[PD] spread Gem-computation over several dsp-cycles (?)

IOhannes m zmoelnig zmoelnig at iem.at
Wed Feb 28 14:46:22 CET 2007


Roman Haefeli wrote:
> hello cyrille
> 
> thank you. [any] was what i was looking for. it can store a gem-pointer.
> but as you mentioned it doesn't work when delayed.
> 
> putting this in the render chain works and gives the expected result:
> 
> [t b b a]
> | /    /
> [any  ]
> 
> but this makes pd/gem completely stuck:
> 
> [t b b     a]
> |   |       |
> |  [del 10] |  
> | /        /
> [any      ]
> 
> as you said, this is obviously the wrong approach. but my problem
> persists. unfortunately i can't see the design of gem behind the
> objects. so i wonder if there is still a solution.

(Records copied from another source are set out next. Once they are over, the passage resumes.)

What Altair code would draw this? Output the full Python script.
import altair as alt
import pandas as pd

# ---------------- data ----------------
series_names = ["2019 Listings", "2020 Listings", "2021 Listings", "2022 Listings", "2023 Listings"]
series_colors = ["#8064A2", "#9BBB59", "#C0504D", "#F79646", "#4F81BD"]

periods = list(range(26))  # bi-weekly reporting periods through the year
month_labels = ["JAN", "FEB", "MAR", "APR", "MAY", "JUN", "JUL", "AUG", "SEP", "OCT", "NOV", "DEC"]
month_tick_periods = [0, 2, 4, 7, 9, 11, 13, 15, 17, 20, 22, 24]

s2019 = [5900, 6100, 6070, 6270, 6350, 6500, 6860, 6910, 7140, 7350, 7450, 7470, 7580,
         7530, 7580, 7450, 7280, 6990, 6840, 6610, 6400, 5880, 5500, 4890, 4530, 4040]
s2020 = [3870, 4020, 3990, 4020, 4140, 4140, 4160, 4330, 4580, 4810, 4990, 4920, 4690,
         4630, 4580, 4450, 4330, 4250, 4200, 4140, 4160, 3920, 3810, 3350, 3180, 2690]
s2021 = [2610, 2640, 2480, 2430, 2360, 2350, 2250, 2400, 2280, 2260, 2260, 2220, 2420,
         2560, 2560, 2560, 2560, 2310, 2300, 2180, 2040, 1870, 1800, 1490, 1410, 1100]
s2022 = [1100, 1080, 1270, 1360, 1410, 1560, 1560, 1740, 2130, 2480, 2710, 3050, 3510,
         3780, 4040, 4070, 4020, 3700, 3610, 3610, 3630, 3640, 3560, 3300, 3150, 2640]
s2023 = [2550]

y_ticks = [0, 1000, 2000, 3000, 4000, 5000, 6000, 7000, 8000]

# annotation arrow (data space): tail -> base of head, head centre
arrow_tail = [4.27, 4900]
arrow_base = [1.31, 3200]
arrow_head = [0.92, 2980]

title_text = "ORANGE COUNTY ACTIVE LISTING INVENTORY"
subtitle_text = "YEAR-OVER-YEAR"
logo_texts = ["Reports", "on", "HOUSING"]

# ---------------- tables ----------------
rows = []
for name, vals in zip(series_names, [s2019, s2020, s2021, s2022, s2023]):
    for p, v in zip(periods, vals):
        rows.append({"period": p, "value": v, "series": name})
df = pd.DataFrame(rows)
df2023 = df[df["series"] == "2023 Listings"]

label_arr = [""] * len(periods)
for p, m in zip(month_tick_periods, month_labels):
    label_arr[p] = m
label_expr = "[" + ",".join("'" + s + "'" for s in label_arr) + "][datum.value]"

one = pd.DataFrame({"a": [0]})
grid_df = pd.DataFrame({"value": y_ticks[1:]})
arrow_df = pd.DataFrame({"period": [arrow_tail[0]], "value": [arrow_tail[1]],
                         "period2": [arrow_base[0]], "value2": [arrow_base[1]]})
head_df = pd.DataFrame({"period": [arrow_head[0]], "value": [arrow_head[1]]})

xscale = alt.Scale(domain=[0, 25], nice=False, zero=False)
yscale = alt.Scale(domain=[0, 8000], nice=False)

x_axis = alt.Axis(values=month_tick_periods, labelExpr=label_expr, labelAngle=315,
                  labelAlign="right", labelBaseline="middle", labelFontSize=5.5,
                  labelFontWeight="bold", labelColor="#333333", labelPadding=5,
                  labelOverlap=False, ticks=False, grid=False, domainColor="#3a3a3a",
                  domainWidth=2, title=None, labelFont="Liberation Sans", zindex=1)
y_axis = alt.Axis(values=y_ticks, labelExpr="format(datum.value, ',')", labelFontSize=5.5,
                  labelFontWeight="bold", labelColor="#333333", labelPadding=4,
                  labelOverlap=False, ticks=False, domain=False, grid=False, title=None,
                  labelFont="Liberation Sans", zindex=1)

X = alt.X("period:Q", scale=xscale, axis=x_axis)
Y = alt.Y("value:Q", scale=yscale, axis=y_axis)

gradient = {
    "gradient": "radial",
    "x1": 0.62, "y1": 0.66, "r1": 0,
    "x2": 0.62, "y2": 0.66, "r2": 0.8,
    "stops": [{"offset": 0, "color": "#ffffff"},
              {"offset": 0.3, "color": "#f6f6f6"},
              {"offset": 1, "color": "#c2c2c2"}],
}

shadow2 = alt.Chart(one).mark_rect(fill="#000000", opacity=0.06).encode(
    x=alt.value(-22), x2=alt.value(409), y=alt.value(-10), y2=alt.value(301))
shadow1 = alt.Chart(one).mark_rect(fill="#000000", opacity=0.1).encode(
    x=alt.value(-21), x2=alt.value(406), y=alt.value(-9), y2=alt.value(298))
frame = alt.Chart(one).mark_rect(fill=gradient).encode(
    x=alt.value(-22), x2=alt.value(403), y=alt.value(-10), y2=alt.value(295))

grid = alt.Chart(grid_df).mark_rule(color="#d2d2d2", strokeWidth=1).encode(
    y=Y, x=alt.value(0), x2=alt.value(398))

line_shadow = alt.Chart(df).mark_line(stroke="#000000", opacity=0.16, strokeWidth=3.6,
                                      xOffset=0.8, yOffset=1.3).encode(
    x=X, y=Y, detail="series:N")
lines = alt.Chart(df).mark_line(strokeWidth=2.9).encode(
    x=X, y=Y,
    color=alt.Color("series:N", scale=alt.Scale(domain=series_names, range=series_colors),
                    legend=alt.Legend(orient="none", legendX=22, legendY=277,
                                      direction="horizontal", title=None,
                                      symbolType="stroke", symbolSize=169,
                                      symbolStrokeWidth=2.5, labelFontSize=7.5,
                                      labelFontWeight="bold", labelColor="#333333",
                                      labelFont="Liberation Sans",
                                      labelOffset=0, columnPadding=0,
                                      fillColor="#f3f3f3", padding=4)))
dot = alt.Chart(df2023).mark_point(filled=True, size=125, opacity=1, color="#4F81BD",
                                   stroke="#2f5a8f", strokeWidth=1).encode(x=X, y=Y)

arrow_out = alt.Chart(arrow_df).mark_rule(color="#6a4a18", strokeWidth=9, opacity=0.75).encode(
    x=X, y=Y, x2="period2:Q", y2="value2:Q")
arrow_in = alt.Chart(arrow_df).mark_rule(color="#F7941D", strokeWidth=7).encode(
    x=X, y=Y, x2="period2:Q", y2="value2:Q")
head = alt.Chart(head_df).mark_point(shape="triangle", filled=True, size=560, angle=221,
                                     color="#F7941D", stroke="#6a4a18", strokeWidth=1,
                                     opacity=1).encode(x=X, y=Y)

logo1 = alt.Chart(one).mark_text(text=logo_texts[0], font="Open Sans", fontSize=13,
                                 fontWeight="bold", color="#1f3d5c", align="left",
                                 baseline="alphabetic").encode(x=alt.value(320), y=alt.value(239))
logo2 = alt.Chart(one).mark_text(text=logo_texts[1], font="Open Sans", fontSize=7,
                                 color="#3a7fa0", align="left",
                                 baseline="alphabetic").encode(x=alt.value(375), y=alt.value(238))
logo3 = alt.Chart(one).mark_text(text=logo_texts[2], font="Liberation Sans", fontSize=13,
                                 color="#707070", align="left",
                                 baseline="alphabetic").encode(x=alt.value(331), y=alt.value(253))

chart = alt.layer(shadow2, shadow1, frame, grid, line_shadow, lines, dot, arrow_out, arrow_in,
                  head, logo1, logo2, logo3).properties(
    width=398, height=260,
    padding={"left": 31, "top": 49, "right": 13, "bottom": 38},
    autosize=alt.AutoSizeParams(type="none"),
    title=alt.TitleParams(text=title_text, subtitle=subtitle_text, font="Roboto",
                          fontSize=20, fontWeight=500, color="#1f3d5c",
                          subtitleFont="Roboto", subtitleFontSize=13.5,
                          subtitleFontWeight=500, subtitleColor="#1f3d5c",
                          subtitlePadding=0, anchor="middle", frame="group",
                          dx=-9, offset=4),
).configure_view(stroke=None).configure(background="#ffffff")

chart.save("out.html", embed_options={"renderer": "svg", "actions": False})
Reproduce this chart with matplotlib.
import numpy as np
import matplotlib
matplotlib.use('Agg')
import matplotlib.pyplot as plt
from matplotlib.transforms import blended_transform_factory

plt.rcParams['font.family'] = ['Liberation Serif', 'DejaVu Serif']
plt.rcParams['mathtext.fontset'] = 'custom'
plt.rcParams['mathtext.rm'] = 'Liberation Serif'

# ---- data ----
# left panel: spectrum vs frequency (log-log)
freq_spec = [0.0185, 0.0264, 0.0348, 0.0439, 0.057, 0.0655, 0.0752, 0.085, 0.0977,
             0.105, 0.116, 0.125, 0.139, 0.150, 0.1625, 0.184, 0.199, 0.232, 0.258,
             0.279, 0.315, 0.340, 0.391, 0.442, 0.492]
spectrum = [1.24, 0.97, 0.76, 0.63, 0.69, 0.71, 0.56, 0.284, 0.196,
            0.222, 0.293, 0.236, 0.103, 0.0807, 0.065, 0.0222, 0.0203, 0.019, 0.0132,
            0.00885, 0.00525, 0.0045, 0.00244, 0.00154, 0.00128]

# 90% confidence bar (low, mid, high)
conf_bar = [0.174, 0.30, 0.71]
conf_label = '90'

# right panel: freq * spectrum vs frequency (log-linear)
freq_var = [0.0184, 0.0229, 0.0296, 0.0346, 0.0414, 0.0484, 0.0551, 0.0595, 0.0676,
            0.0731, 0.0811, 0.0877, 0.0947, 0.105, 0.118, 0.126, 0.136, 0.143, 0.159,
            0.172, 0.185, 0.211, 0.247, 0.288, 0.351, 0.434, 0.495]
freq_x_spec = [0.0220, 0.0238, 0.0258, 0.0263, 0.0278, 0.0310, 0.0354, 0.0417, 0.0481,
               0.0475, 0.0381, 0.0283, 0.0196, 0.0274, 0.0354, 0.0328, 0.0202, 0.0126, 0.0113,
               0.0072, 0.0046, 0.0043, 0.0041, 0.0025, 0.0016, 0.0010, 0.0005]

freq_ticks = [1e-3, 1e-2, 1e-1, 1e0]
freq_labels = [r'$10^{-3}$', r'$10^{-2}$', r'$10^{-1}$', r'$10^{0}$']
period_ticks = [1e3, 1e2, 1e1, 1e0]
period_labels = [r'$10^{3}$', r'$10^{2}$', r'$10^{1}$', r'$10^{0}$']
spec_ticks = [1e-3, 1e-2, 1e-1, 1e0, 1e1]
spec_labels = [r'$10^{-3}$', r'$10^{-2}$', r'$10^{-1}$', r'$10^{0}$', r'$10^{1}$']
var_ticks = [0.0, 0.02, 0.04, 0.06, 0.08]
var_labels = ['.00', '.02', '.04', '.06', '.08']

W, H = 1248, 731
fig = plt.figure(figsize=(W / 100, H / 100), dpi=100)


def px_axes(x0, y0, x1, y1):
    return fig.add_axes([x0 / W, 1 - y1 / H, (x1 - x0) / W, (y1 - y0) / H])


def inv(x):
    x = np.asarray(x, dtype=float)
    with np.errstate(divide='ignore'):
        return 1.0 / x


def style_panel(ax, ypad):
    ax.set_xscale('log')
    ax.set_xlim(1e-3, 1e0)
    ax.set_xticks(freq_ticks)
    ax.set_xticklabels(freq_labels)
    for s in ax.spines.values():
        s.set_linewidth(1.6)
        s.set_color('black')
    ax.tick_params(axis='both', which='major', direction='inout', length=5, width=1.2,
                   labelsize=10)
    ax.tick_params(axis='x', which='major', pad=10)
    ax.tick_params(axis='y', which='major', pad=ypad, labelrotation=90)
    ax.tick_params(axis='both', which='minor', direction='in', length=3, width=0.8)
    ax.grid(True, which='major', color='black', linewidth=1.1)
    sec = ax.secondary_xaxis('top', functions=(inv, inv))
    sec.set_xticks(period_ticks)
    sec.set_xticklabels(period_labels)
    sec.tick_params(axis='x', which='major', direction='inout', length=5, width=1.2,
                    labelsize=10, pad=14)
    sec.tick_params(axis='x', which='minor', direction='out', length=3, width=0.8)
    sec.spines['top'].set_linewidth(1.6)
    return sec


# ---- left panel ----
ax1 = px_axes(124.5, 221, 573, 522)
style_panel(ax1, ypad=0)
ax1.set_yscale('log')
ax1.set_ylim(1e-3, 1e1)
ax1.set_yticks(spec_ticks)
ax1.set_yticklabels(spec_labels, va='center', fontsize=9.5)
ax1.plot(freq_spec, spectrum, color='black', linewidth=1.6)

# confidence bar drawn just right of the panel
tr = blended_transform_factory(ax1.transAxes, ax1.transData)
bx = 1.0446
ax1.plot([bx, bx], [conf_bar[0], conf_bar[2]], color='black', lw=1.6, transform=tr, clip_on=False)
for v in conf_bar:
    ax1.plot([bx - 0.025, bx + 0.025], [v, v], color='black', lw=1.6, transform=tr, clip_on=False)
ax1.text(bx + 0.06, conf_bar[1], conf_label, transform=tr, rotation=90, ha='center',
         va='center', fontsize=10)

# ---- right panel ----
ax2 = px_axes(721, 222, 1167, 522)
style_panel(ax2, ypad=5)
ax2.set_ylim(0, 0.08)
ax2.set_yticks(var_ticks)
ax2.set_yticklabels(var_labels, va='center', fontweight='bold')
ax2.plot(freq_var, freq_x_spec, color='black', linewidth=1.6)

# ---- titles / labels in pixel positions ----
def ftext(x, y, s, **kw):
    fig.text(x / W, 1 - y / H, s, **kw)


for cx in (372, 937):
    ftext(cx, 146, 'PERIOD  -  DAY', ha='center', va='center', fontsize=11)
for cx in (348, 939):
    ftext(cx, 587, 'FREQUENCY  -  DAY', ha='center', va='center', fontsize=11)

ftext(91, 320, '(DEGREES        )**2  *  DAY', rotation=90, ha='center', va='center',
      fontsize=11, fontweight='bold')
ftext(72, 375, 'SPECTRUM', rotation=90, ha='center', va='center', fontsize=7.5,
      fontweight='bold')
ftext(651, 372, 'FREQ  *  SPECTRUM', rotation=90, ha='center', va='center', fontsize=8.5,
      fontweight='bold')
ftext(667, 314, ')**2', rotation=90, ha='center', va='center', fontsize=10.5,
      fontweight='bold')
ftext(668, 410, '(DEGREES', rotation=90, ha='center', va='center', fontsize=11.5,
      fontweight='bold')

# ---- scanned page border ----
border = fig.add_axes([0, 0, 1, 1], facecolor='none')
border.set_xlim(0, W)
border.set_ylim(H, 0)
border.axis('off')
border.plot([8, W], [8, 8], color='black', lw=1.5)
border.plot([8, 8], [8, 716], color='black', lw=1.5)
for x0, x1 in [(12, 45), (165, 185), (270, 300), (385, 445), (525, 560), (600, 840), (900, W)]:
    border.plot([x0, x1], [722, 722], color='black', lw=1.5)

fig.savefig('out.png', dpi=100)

this is not a question of the design of Gem but of openGL.
for most objects (but the pix_ stuff), Gem directly communicates with
the underlying openGL-infrastructure.
for this to work, one must get hold of the openGL context.
using delayed gem-messages, the openGL-context will most likely be
grabbed by another application.

> 
> i might be wrong but in my eyes it doesn't make sense to do all the work
> that could be done in 50ms in only 1.45ms. the problem i have with my
> gem patch (and probably other gem-patches have as well) is that during
> one dsp-cycle the cpu is hopelessly overloaded, whereas for the next 33
> dsp-cycle there is no work to be done. 

on the long run i have plans to put the rendering into a separate
thread. however, don't expect it too soon.

> 
> how do you 'gem-cracks' (cyrille, IOhannes, chris clepper, a.o.) come
> along with that? are there other ways to optimize?

2 ways:
- use longer audio buffers (e.g. 100ms)
- use 2 instances of pd: one for audio and one for video; one of them
(or a third one) is "master" and controls the rest.